Given problem -
Filter the entries and keep only the lines where the string "this" appears.

Records with drawing code -
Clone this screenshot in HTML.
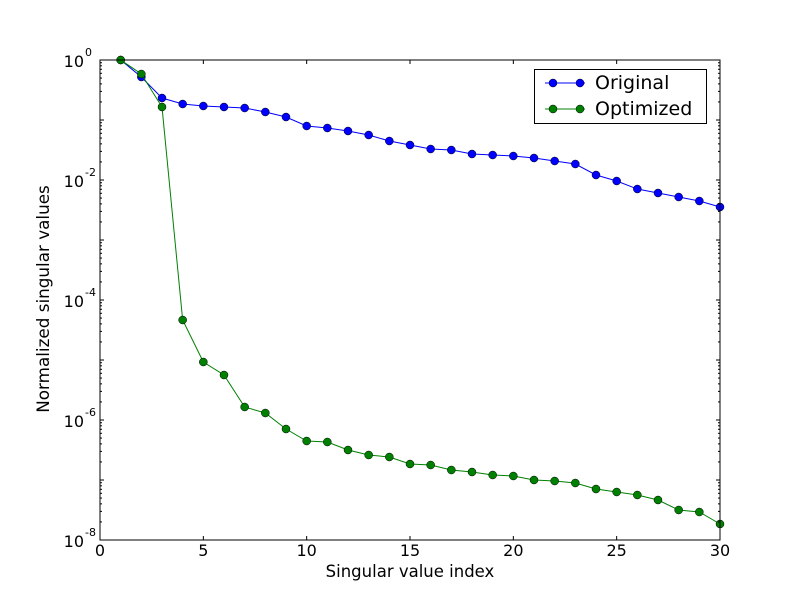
<!DOCTYPE html>
<html><head><meta charset="utf-8"><style>
body{margin:0;background:#fff;}
svg{display:block;font-family:"DejaVu Sans","Liberation Sans",sans-serif;}
</style></head><body>
<svg id="s" width="800" height="600" xmlns="http://www.w3.org/2000/svg">
<rect x="0" y="0" width="800" height="600" fill="#fff"/>
<g id="g"></g>
<rect x="100" y="60" width="620" height="480" fill="none" stroke="#000" stroke-width="1"/>
<text x="410" y="577" font-size="16.5" text-anchor="middle">Singular value index</text>
<text transform="translate(49,299) rotate(-90)" font-size="16.8" text-anchor="middle">Normalized singular values</text>
<rect x="534.5" y="69.5" width="172" height="54" fill="#fff" stroke="#000"/>
<line x1="545" y1="83" x2="585" y2="83" stroke="#0000ff"/>
<circle cx="553" cy="83" r="4" fill="#0000ff" stroke="#000" stroke-width="0.5"/>
<circle cx="580" cy="83" r="4" fill="#0000ff" stroke="#000" stroke-width="0.5"/>
<text x="595" y="89" font-size="19">Original</text>
<line x1="545" y1="109" x2="585" y2="109" stroke="#008000"/>
<circle cx="553" cy="109" r="4" fill="#008000" stroke="#000" stroke-width="0.5"/>
<circle cx="580" cy="109" r="4" fill="#008000" stroke="#000" stroke-width="0.5"/>
<text x="595" y="115" font-size="19">Optimized</text>
</svg>
<script>
var NS="http://www.w3.org/2000/svg",g=document.getElementById('g');
function el(t,a,txt){var e=document.createElementNS(NS,t);for(var k in a)e.setAttribute(k,a[k]);if(txt!=null)e.textContent=txt;g.appendChild(e);return e;}
function X(v){return 100+v*620/30;}
var b=[60,77,98,104,106,107,108,112,117,126,128,131,135,141,145,149,150,154,155,156,158,161,164,175,181,189,193,197,201,207];
var gr=[60,74,107,320,362,375,407,413,429,441,442,450,455,457,464,465,470,472,475,476,480,481,483,489,492,495,500,510,512,524];
[[b,'#0000ff'],[gr,'#008000']].forEach(function(s){
 var p=s[0].map(function(y,i){return X(i+1)+','+y;}).join(' ');
 el('polyline',{points:p,fill:'none',stroke:s[1],'stroke-width':1});
 s[0].forEach(function(y,i){el('circle',{cx:X(i+1),cy:y,r:4,fill:s[1],stroke:'#000','stroke-width':0.5});});
});
for(var i=0;i<=30;i+=5){var x=X(i);
 el('line',{x1:x,y1:540,x2:x,y2:536,stroke:'#000'});el('line',{x1:x,y1:60,x2:x,y2:64,stroke:'#000'});
 el('text',{x:x,y:556,'font-size':16,'text-anchor':'middle'},''+i);}
for(var d=0;d<=8;d++){var y=60+d*60;
 el('line',{x1:100,y1:y,x2:104,y2:y,stroke:'#000'});el('line',{x1:720,y1:y,x2:716,y2:y,stroke:'#000'});
 if(d%2==0){var t=el('text',{x:84,y:y+7,'font-size':16,'text-anchor':'end'},'10');
  el('text',{x:85,y:y-4,'font-size':11},d==0?'0':'-'+d);}
 if(d<8)for(var m=2;m<=9;m++){var yy=y+60-60*Math.log10(m);
  el('line',{x1:100,y1:yy,x2:102,y2:yy,stroke:'#000'});el('line',{x1:720,y1:yy,x2:718,y2:yy,stroke:'#000'});}
}
</script>
</body></html>
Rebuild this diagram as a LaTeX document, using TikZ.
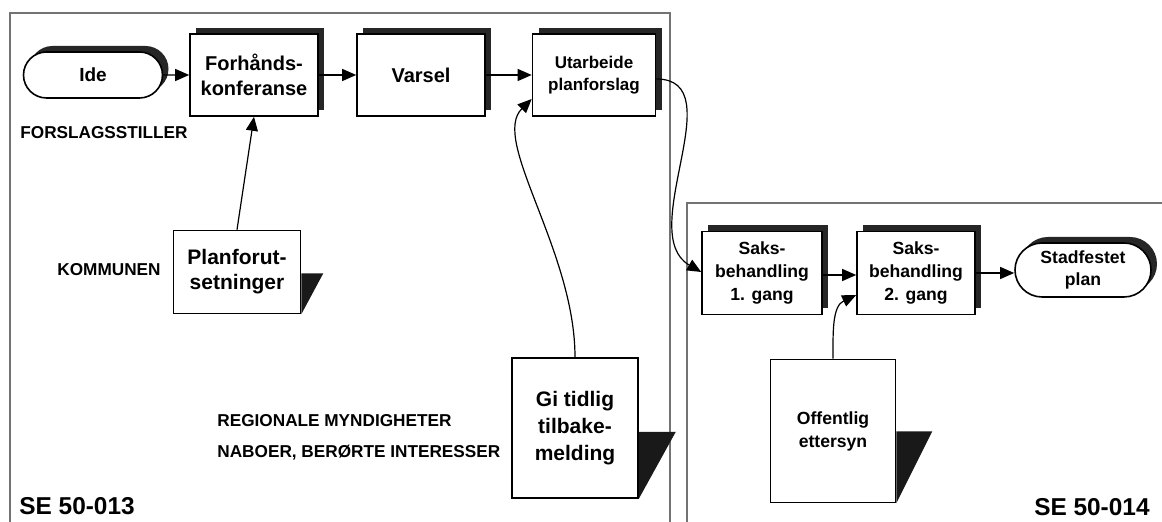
\documentclass[tikz,border=0pt]{standalone}
\usepackage{fontspec}
\setmainfont{Liberation Sans}
\usetikzlibrary{shapes.misc, shadows, arrows.meta}
\tikzstyle{proc} = [rectangle, draw=black, thick, fill=white, align=center, inner sep=1pt, drop shadow={shadow xshift=3.2pt, shadow yshift=3.2pt, fill=black!85, opacity=1}]
\tikzstyle{term} = [rounded rectangle, draw=black, thick, fill=white, align=center, inner sep=1pt, drop shadow={shadow xshift=3pt, shadow yshift=3pt, fill=black!85, opacity=1}]
\tikzstyle{doc} = [rectangle, draw=black, thick, fill=white, align=center, inner sep=1pt]
\tikzstyle{lbl} = [anchor=west, inner sep=0pt, font=\bfseries\fontsize{8.6}{10}\selectfont]
\tikzstyle{arrow} = [semithick, -{Triangle[length=7pt,width=6pt]}]
\tikzstyle{frame} = [black!55, line width=0.8pt]
\newcommand{\fnt}[2]{\bfseries\fontsize{#1}{#2}\selectfont}
% dark flap at the lower right of a document box
\newcommand{\docflap}[3]{\fill[black!90] ([yshift=#2]#1.south east) -- ++(#3,0) -- (#1.south east) -- cycle;}

\begin{document}
\begin{tikzpicture}[x=0.5pt, y=-0.5pt, node distance=82pt]
\useasboundingbox (0,0) rectangle (1162,522);

% panels
\draw[frame] (10,522) -- (10,13) -- (670,13) -- (670,522);
\draw[frame] (687,522) -- (687,203) -- (1162,203);

% forslagsstiller
\node (ide) [term, minimum width=71.5pt, minimum height=23pt, font=\fnt{9.5}{11}] at (93,75) {Ide};
\node (forh) [proc, right of=ide, node distance=80.5pt, minimum width=64pt, minimum height=41pt, font=\fnt{10}{12.5}] {Forhånds-\\konferanse};
\node (varsel) [proc, right of=forh, node distance=83.5pt, minimum width=64pt, minimum height=41pt, font=\fnt{10}{12.5}] {Varsel};
\node (utarb) [proc, right of=varsel, node distance=86.5pt, minimum width=61.5pt, minimum height=41pt, font=\fnt{8.5}{11}] {Utarbeide\\planforslag};

% kommunen / myndigheter
\node (planf) [doc, minimum width=63.5pt, minimum height=41.5pt, font=\fnt{10.5}{12.5}] at (237,272) {Planforut-\\setninger};
\node (gitid) [doc, minimum width=63pt, minimum height=70pt, font=\fnt{10.5}{13.5}] at (575,428) {Gi tidlig\\tilbake-\\melding};
\docflap{planf}{20.5pt}{11pt}
\docflap{gitid}{33.5pt}{18.5pt}

% saksbehandling
\node (saks1) [proc, minimum width=60pt, minimum height=41.5pt, font=\fnt{8.8}{11.3}] at (762,273) {Saks-\\behandling\\1. gang};
\node (saks2) [proc, right of=saks1, node distance=77pt, minimum width=59pt, minimum height=41.5pt, font=\fnt{8.8}{11.3}] {Saks-\\behandling\\2. gang};
\node (stadf) [term, minimum width=70pt, minimum height=27pt, font=\fnt{8.8}{11}] at (1083,270) {Stadfestet\\plan};
\node (offent) [doc, minimum width=62.5pt, minimum height=71.5pt, font=\fnt{8.8}{11.5}] at (833,431) {Offentlig\\ettersyn};
\docflap{offent}{36pt}{18pt}

% labels
\node (forsl) [lbl] at (20,133) {FORSLAGSSTILLER};
\node (kommun) [lbl] at (57,270) {KOMMUNEN};
\node (region) [lbl] at (217,421) {REGIONALE MYNDIGHETER};
\node (nabo) [lbl] at (217,453) {NABOER, BERØRTE INTERESSER};
\node (se13) [lbl, font=\fnt{12.2}{15}] at (19,506) {SE 50-013};
\node (se14) [lbl, anchor=east, font=\fnt{12.2}{15}] at (1150,507) {SE 50-014};

\draw [arrow] (ide) -- (forh.west |- ide);
\draw [arrow] (forh) -- (varsel);
\draw [arrow] (varsel) -- (utarb);
\draw [arrow] (planf.north) -- (forh.south);
\draw [arrow] (gitid.north) .. controls (575,250) and (490,140) .. ([yshift=-12pt]utarb.west);
\draw [arrow] ([yshift=-2pt]utarb.east) to [out=0, in=150] ([yshift=0.5pt]saks1.west);
\draw [arrow] ([yshift=-1pt]saks1.east) -- ([yshift=-1pt]saks2.west);
\draw [arrow] (offent.north) to [out=90, in=205] ([yshift=-11pt]saks2.west);
\draw [arrow] (saks2.east) -- (stadf.west |- saks2.east);

\end{tikzpicture}
\end{document}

Written response -
Clone this screenshot in HTML.
Rebuild this diagram as a LaTeX document, using TikZ.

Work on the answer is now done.